Check each line of the listing below for the word "that" and say how many lines have it. Nothing else should be written.

Begin STORED RECORDS

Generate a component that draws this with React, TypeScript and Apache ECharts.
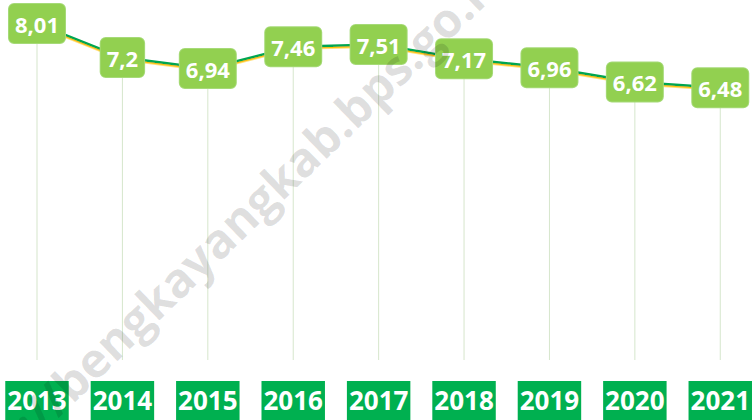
import React, { useEffect, useRef } from "react";
import * as echarts from "echarts";

const years = ["2013", "2014", "2015", "2016", "2017", "2018", "2019", "2020", "2021"];
const values = [8.01, 7.2, 6.94, 7.46, 7.51, 7.17, 6.96, 6.62, 6.48];
const watermarkText = "https://bengkayangkab.bps.go.id";

export default function App() {
  const ref = useRef<HTMLDivElement>(null);
  useEffect(() => {
    if (!ref.current) return;
    const chart = echarts.init(ref.current, null, { renderer: "svg" });
    chart.setOption({
      animation: false,
      backgroundColor: "#ffffff",
      grid: { left: 37, right: 34, top: 3, bottom: 58, containLabel: false },
      xAxis: {
        type: "category",
        data: years,
        boundaryGap: false,
        axisLine: { show: false },
        axisTick: { show: false },
        splitLine: { show: false },
        axisLabel: {
          margin: 21,
          color: "#ffffff",
          fontFamily: "Open Sans",
          fontWeight: "bold",
          fontSize: 26,
          lineHeight: 30,
          backgroundColor: "#00B050",
          padding: [4, 2, 5, 2],
        },
      },
      yAxis: {
        type: "value",
        min: 0,
        max: 8.5,
        show: false,
        splitLine: { show: false },
      },
      series: [
        {
          type: "bar",
          data: values,
          barWidth: 1,
          itemStyle: { color: "#d6e6cc" },
          z: 1,
          silent: true,
        },
        {
          type: "line",
          data: values,
          symbol: "circle",
          symbolSize: 2,
          itemStyle: { color: "#00A650" },
          lineStyle: {
            color: "#00A650",
            width: 2.5,
            shadowColor: "#FFC000",
            shadowOffsetY: 1.5,
            shadowBlur: 0,
          },
          z: 3,
          label: {
            show: true,
            position: "inside",
            formatter: (p: any) => String(p.value).replace(".", ","),
            color: "#ffffff",
            fontFamily: "Open Sans",
            fontWeight: "bold",
            fontSize: 22,
            lineHeight: 24,
            backgroundColor: "#92D050",
            borderColor: "#a6da78",
            borderWidth: 1,
            borderRadius: 5,
            padding: [7, 6, 8, 6],
          },
        },
      ],
      graphic: [
        {
          type: "text",
          x: 213,
          y: 243,
          rotation: (44 * Math.PI) / 180,
          z: 100,
          silent: true,
          style: {
            text: watermarkText,
            fontFamily: "Open Sans",
            fontWeight: "bold",
            fontSize: 48,
            fill: "rgba(0,0,0,0.13)",
            align: "center",
            verticalAlign: "middle",
          },
        },
      ],
    });
    return () => chart.dispose();
  }, []);
  return <div ref={ref} style={{ width: 755, height: 420, position: "absolute", left: 0, top: 0 }} />;
}
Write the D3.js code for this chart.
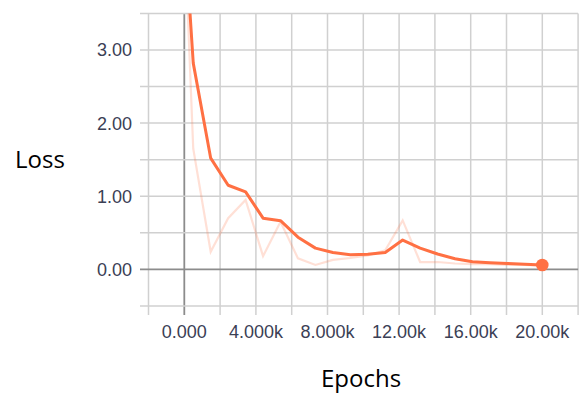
<!DOCTYPE html>
<html>
<head>
<meta charset="utf-8">
<script src="https://cdn.jsdelivr.net/npm/d3@7"></script>
<style>
  body { margin: 0; background: #fff; }
  svg { display: block; }
</style>
</head>
<body>
<div id="chart"></div>
<script>
// training loss
var steps = [0, 500, 1475, 2450, 3425, 4400, 5375, 6350, 7325, 8300, 9275,
             10250, 11225, 12200, 13175, 14150, 15125, 16100, 17075, 18050, 19025, 20000];
var smoothed = [4.7, 2.82, 1.52, 1.15, 1.06, 0.70, 0.665, 0.44, 0.29, 0.23, 0.20,
                0.205, 0.23, 0.40, 0.29, 0.21, 0.145, 0.105, 0.09, 0.08, 0.07, 0.06];
var raw = [4.7, 1.65, 0.24, 0.70, 0.95, 0.18, 0.65, 0.15, 0.06, 0.13, 0.155,
           0.19, 0.26, 0.67, 0.10, 0.10, 0.08, 0.07, 0.07, 0.06, 0.06, 0.05];
var xTicks = [-2000, 0, 2000, 4000, 6000, 8000, 10000, 12000, 14000, 16000, 18000, 20000, 22000];
var xLabels = ['0.000', '4.000k', '8.000k', '12.00k', '16.00k', '20.00k'];
var yTicks = [-0.5, 0, 0.5, 1, 1.5, 2, 2.5, 3, 3.5];
var yLabels = ['0.00', '1.00', '2.00', '3.00'];

window.onload = (function () {
    var W = 581, H = 395;
    var svg = d3.select('#chart').append('svg').attr('width', W).attr('height', H);

    var x = d3.scaleLinear().domain([-2000, 22000]).range([148.5, 578.1]);
    var y = d3.scaleLinear().domain([-0.5, 3.5]).range([305.9, 13.4]);
    var color = '#ff7043';

    // grid, with the little overhang that acts as tick marks
    svg.append('g').selectAll('line').data(xTicks).enter().append('line')
        .attr('x1', function (d) { return x(d); })
        .attr('x2', function (d) { return x(d); })
        .attr('y1', y(3.5))
        .attr('y2', y(-0.5) + 9)
        .attr('stroke', function (d) { return d === 0 ? '#8c8c8c' : '#d0d0d0'; })
        .attr('stroke-width', function (d) { return d === 0 ? 1.8 : 1.5; });
    svg.append('g').selectAll('line').data(yTicks).enter().append('line')
        .attr('x1', 140)
        .attr('x2', x(22000))
        .attr('y1', function (d) { return y(d); })
        .attr('y2', function (d) { return y(d); })
        .attr('stroke', function (d) { return d === 0 ? '#8c8c8c' : '#d0d0d0'; })
        .attr('stroke-width', function (d) { return d === 0 ? 1.8 : 1.5; });

    // tick labels
    svg.append('g').selectAll('text').data(xLabels).enter().append('text')
        .attr('x', function (d, i) { return x(i * 4000); })
        .attr('y', 338)
        .attr('text-anchor', 'middle')
        .attr('font-family', '"Liberation Sans", Arial, sans-serif')
        .attr('font-size', 18)
        .attr('fill', '#3b4055')
        .text(function (d) { return d; });
    svg.append('g').selectAll('text').data(yLabels).enter().append('text')
        .attr('x', 132)
        .attr('y', function (d) { return y(+d) + 6.5; })
        .attr('text-anchor', 'end')
        .attr('font-family', '"Liberation Sans", Arial, sans-serif')
        .attr('font-size', 18)
        .attr('fill', '#3b4055')
        .text(function (d) { return d; });

    // axis titles
    svg.append('text').attr('x', 15).attr('y', 168)
        .attr('font-family', '"Open Sans", sans-serif').attr('font-size', 24)
        .attr('fill', '#000').text('Loss');
    svg.append('text').attr('x', 321).attr('y', 387)
        .attr('font-family', '"Open Sans", sans-serif').attr('font-size', 24)
        .attr('fill', '#000').text('Epochs');

    svg.append('clipPath').attr('id', 'plot').append('rect')
        .attr('x', x(-2000)).attr('y', y(3.5))
        .attr('width', x(22000) - x(-2000)).attr('height', y(-0.5) - y(3.5));

    var line = d3.line()
        .x(function (d) { return x(d[0]); })
        .y(function (d) { return y(d[1]); });
    var plot = svg.append('g').attr('clip-path', 'url(#plot)');

    plot.append('path')
        .datum(d3.zip(steps, raw))
        .attr('d', line)
        .attr('fill', 'none')
        .attr('stroke', color)
        .attr('stroke-opacity', 0.22)
        .attr('stroke-width', 2.2);
    plot.append('path')
        .datum(d3.zip(steps, smoothed))
        .attr('d', line)
        .attr('fill', 'none')
        .attr('stroke', color)
        .attr('stroke-width', 3)
        .attr('stroke-linejoin', 'round');

    var last = steps.length - 1;
    svg.append('circle')
        .attr('cx', x(steps[last]))
        .attr('cy', y(smoothed[last]))
        .attr('r', 6.3)
        .attr('fill', color);
}());
</script>
</body>
</html>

End STORED RECORDS

**SOLUTION TO THE PROBLEM**
2